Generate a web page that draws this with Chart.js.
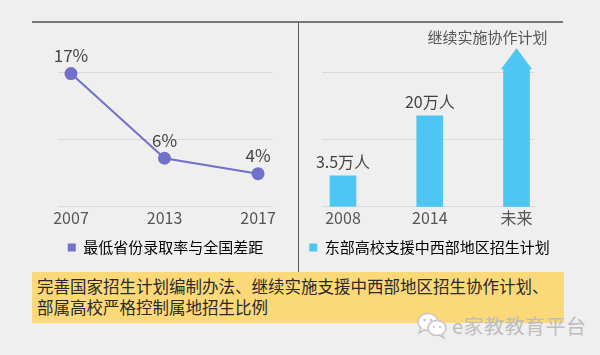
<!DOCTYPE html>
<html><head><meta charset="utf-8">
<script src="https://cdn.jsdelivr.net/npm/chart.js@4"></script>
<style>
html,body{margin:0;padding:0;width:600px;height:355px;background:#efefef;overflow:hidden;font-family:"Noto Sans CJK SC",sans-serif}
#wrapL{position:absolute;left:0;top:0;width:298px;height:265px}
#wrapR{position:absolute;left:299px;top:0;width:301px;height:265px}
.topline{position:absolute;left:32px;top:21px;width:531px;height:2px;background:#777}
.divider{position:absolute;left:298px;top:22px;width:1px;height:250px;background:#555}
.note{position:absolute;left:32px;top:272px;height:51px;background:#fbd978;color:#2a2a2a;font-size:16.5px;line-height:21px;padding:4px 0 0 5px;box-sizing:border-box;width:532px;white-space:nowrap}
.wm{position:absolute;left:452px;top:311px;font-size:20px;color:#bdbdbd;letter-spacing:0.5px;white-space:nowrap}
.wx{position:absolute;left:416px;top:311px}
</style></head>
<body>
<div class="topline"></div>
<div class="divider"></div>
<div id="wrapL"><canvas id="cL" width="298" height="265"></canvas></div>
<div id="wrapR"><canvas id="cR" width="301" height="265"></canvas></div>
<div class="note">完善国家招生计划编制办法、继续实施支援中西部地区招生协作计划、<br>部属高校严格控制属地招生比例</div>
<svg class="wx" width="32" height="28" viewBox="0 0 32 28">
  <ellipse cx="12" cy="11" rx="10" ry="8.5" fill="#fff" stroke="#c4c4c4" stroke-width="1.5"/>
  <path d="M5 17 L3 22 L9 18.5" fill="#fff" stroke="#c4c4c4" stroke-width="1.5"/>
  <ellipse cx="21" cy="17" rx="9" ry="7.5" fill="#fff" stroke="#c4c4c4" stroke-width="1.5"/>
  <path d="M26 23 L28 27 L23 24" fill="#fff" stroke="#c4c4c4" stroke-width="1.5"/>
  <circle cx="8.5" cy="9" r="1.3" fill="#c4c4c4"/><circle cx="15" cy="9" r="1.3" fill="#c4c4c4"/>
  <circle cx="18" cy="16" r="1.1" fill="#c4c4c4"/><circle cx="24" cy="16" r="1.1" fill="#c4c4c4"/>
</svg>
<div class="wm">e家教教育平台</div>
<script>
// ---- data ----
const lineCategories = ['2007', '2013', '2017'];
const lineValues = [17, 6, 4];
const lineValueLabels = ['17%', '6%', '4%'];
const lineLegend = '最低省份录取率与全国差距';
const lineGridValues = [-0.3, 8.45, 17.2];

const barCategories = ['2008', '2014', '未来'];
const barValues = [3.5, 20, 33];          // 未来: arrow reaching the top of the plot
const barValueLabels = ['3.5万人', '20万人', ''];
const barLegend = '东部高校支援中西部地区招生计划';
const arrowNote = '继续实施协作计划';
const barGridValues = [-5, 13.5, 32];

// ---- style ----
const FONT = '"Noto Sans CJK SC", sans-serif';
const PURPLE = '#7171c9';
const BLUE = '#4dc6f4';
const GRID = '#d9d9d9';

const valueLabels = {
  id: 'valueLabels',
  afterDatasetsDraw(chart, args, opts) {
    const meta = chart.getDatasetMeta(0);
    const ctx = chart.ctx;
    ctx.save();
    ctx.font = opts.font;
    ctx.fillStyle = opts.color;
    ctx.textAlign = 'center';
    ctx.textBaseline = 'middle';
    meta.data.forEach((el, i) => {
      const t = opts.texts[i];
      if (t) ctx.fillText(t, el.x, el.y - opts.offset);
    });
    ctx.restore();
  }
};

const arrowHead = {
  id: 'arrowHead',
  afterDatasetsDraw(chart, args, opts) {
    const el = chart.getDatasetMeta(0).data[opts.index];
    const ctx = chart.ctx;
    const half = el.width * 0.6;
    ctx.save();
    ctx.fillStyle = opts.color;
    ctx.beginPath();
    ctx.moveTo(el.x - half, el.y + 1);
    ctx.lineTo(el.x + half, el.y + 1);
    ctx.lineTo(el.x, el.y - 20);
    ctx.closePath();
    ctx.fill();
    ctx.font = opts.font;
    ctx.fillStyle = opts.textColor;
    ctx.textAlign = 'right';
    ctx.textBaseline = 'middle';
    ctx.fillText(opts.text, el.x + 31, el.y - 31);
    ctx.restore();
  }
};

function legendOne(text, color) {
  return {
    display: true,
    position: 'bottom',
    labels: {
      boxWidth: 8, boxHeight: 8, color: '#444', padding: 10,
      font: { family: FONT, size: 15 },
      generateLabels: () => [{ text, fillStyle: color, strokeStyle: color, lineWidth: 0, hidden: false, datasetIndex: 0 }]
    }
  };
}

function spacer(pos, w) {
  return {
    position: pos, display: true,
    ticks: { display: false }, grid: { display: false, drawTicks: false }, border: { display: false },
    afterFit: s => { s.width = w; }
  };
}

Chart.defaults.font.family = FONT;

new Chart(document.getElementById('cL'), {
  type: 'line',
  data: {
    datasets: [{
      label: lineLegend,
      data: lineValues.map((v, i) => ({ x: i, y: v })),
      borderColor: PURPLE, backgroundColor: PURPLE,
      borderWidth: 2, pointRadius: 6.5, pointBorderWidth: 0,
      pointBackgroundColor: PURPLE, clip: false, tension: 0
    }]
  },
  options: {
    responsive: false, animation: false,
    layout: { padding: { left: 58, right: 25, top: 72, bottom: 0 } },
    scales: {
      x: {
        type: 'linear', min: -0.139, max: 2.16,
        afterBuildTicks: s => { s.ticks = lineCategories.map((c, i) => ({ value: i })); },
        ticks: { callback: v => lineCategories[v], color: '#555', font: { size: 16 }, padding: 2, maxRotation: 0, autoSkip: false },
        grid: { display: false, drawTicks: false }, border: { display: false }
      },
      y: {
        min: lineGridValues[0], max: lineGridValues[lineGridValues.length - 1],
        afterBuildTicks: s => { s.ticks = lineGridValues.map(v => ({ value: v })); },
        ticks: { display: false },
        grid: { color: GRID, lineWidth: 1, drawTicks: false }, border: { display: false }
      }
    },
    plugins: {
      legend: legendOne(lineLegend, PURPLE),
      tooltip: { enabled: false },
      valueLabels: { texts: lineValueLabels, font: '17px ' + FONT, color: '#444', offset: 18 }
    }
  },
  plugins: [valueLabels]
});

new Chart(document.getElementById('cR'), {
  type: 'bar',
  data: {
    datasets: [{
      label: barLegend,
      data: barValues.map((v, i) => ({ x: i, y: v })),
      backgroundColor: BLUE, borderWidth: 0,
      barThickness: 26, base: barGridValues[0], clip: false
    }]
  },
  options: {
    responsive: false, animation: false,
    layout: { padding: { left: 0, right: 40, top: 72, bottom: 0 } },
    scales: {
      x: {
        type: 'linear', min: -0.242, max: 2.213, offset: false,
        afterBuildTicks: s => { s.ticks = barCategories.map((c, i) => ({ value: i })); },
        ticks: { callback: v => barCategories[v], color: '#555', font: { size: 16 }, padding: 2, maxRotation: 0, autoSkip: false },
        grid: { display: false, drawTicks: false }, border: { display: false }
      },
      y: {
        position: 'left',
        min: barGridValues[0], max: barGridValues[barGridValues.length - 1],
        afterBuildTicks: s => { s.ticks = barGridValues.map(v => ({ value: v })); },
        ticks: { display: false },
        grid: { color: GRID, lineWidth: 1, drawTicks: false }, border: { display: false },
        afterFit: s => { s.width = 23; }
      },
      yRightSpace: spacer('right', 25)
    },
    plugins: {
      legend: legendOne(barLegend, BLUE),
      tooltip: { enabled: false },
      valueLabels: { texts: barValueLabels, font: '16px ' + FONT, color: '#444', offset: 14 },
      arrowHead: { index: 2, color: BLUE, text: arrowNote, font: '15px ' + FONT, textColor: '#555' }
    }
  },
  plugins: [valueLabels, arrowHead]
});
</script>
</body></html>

-- Set problem --
Each line from the top of the material through the line containing "const lineGridValues = [-0.3, 8.45, 17.2];" should be reproduced exactly; please drop any images.

-- Final answer --
Generate a web page that draws this with Chart.js.
<!DOCTYPE html>
<html><head><meta charset="utf-8">
<script src="https://cdn.jsdelivr.net/npm/chart.js@4"></script>
<style>
html,body{margin:0;padding:0;width:600px;height:355px;background:#efefef;overflow:hidden;font-family:"Noto Sans CJK SC",sans-serif}
#wrapL{position:absolute;left:0;top:0;width:298px;height:265px}
#wrapR{position:absolute;left:299px;top:0;width:301px;height:265px}
.topline{position:absolute;left:32px;top:21px;width:531px;height:2px;background:#777}
.divider{position:absolute;left:298px;top:22px;width:1px;height:250px;background:#555}
.note{position:absolute;left:32px;top:272px;height:51px;background:#fbd978;color:#2a2a2a;font-size:16.5px;line-height:21px;padding:4px 0 0 5px;box-sizing:border-box;width:532px;white-space:nowrap}
.wm{position:absolute;left:452px;top:311px;font-size:20px;color:#bdbdbd;letter-spacing:0.5px;white-space:nowrap}
.wx{position:absolute;left:416px;top:311px}
</style></head>
<body>
<div class="topline"></div>
<div class="divider"></div>
<div id="wrapL"><canvas id="cL" width="298" height="265"></canvas></div>
<div id="wrapR"><canvas id="cR" width="301" height="265"></canvas></div>
<div class="note">完善国家招生计划编制办法、继续实施支援中西部地区招生协作计划、<br>部属高校严格控制属地招生比例</div>
<svg class="wx" width="32" height="28" viewBox="0 0 32 28">
  <ellipse cx="12" cy="11" rx="10" ry="8.5" fill="#fff" stroke="#c4c4c4" stroke-width="1.5"/>
  <path d="M5 17 L3 22 L9 18.5" fill="#fff" stroke="#c4c4c4" stroke-width="1.5"/>
  <ellipse cx="21" cy="17" rx="9" ry="7.5" fill="#fff" stroke="#c4c4c4" stroke-width="1.5"/>
  <path d="M26 23 L28 27 L23 24" fill="#fff" stroke="#c4c4c4" stroke-width="1.5"/>
  <circle cx="8.5" cy="9" r="1.3" fill="#c4c4c4"/><circle cx="15" cy="9" r="1.3" fill="#c4c4c4"/>
  <circle cx="18" cy="16" r="1.1" fill="#c4c4c4"/><circle cx="24" cy="16" r="1.1" fill="#c4c4c4"/>
</svg>
<div class="wm">e家教教育平台</div>
<script>
// ---- data ----
const lineCategories = ['2007', '2013', '2017'];
const lineValues = [17, 6, 4];
const lineValueLabels = ['17%', '6%', '4%'];
const lineLegend = '最低省份录取率与全国差距';
const lineGridValues = [-0.3, 8.45, 17.2];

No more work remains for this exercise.